Aim> Leaving out every picture, retype the lines below from the top through the one that contains "from matplotlib.patches import Polygon".

Data provided>

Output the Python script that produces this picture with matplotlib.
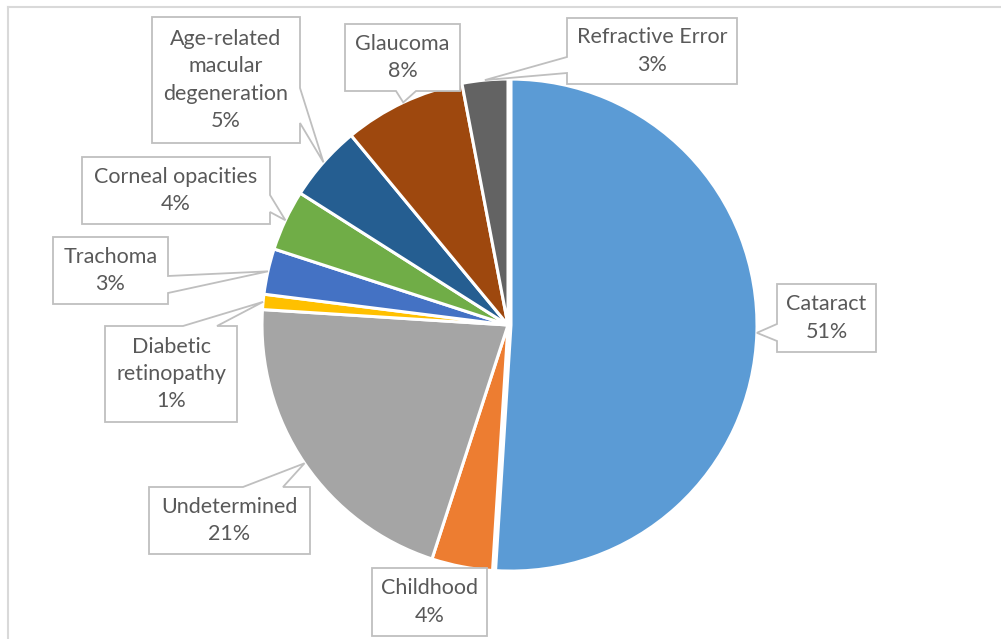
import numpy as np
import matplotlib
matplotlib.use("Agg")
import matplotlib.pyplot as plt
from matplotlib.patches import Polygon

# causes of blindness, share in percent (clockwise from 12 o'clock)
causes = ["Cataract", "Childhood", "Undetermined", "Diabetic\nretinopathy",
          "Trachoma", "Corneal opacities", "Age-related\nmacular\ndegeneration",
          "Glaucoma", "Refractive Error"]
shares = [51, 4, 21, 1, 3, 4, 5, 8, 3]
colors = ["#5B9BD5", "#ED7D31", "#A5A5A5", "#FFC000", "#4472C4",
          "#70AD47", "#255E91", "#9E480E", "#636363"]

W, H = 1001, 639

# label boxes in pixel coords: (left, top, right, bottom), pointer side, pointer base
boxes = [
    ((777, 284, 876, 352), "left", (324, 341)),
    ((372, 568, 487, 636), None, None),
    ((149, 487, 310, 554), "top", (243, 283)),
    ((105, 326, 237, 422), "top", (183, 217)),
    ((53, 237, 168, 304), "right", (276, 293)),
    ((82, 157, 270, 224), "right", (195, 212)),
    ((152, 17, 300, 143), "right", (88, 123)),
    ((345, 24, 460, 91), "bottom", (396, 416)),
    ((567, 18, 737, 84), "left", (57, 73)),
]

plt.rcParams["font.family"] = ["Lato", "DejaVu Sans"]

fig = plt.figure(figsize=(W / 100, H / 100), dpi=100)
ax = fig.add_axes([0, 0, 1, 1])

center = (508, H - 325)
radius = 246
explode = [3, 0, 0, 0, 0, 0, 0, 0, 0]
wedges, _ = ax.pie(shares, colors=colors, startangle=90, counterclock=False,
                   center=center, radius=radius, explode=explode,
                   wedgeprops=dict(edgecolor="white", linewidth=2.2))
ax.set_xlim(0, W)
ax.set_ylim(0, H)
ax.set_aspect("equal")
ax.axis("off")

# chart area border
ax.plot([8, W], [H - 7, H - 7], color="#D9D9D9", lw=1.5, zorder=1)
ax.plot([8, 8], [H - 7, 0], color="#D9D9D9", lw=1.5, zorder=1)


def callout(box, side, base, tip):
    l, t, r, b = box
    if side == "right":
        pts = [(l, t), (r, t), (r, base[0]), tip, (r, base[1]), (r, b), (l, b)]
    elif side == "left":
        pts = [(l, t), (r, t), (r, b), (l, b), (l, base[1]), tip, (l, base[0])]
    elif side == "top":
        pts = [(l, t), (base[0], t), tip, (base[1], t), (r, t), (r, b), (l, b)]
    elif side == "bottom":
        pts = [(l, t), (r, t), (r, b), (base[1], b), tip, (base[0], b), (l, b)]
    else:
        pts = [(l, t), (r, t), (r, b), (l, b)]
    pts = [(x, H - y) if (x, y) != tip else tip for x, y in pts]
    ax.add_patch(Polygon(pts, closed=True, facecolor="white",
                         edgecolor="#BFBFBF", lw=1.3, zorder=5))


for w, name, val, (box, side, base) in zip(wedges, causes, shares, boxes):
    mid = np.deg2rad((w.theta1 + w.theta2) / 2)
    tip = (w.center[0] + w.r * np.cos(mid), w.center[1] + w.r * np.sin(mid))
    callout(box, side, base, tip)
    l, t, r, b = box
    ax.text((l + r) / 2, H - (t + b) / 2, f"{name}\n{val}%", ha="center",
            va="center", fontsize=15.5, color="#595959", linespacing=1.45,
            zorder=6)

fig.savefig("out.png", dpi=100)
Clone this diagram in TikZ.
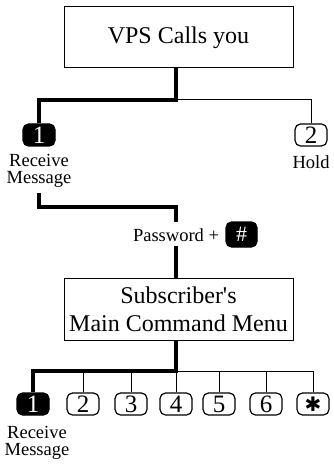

Task solution>
Output the Python script that produces this picture with matplotlib.
import numpy as np
import matplotlib
matplotlib.use("Agg")
import matplotlib.pyplot as plt
from matplotlib.patches import Polygon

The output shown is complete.